Firefighters had a strong fire line there that they expected to hold, keeping the flames from reaching the more populated Carmel Valley, said Tacy Skinner, a Forest Service spokeswoman.


On the southwest border of the blaze, which was 61 percent contained, firefighters were in cleanup mode Monday. The Pacific Coast Highway fully reopened ahead of schedule a day earlier, and residents and business owners were settling back in after three weeks of evacuations.


Also Monday, a large cleanup effort was under way in the eastern Sierra Nevada town of Independence, where a weekend mudslide on fire-scarred land forced residents to evacuate their homes.


The mudslide, in an area that was devastated by wildfires last year, damaged about 50 homes and caused the temporary closure of California Highway 395, about 90 miles east of Fresno.


Severe thunderstorms Saturday set off the slide 300 yards wide and up to three feet deep, said Carma Roper, spokeswoman for the Inyo County Sheriff’s Department. The mud oozed across Highway 395, prompting a detour, and some mud came within a half mile of the Los Angeles Aqueduct, which supplies much of Los Angeles’ water.


On Monday morning, the California Highway Patrol had reopened one lane, escorting vehicles through the affected mile-and-a-half stretch of highway.

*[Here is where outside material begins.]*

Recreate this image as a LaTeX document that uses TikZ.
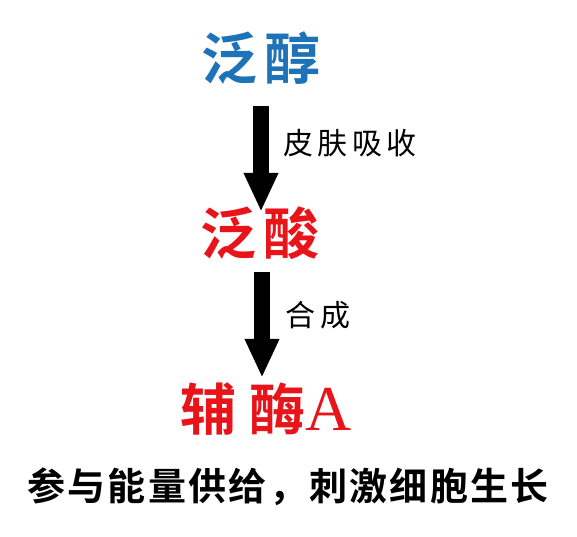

The rain also caused some problems for the area around the Piute Fire, which has charred the Sequoia National Forest for the past three weeks. The moisture helped calm the flames, but contributed to flooding in Lake Isabella, located in a canyon in the southern Sierra Nevada.


While officials planned to lift the last of the fire evacuations related to that blaze, evacuation orders remained for 75 Lake Isabella homes threatened by flooding.


The Piute fire was 68 percent contained after burning 57 square miles.


Cooler weather around the state also allowed officials to lift evacuation orders in the fire-ravaged Butte County towns of Paradise and Concow.


The fires there, which burned 83 square miles and destroyed 50 homes in the area, weren’t threatening any homes Monday morning, but firefighters were watching for flare-ups as hotter weather was expected to return in the afternoon. The blaze was about 70 percent contained, officials said.


“There’s still fire activity and there’s still firefighters doing a lot of work, but the winds have not picked up. The last few days have been very very good for firefighters, they’ve been able to get a handle on the fire because of that,” said John Welsh, a spokesman for the state fire department in Butte County.


At least one person was found dead after the blaze swept through Concow. Officials have not released the person’s identity, and the cause of death had not been determined.


In the southern extension of the Los Padres forest near Santa Barbara, another wildfire there also benefited from more favorable weather. Fire crews had contained 90 percent of the fire and expect to complete the containment lines on Wednesday, U.S. Forest Service spokesman David Daniels said.


Fifty-five homes remained under evacuation warning. “We’re starting to get close,” Daniels said.


A pair of blazes burning in the foothills west of Lake Tahoe were sending plumes of smoke toward the alpine resort area. The soot was sporadic, but air quality was so bad it prompted the cancellation of the annual Donner Lake Triathlon.


The California Department of Forestry and Fire Protection said 288 blazes were still burning around the state, most of them in the mountains ringing the northern edge of the Central Valley.


So far this fire season, flames have blackened nearly 1,300 square miles and destroy about 100 homes across California. Most of the blazes were sparked by a June 21 lightning storm across the northern part of the state.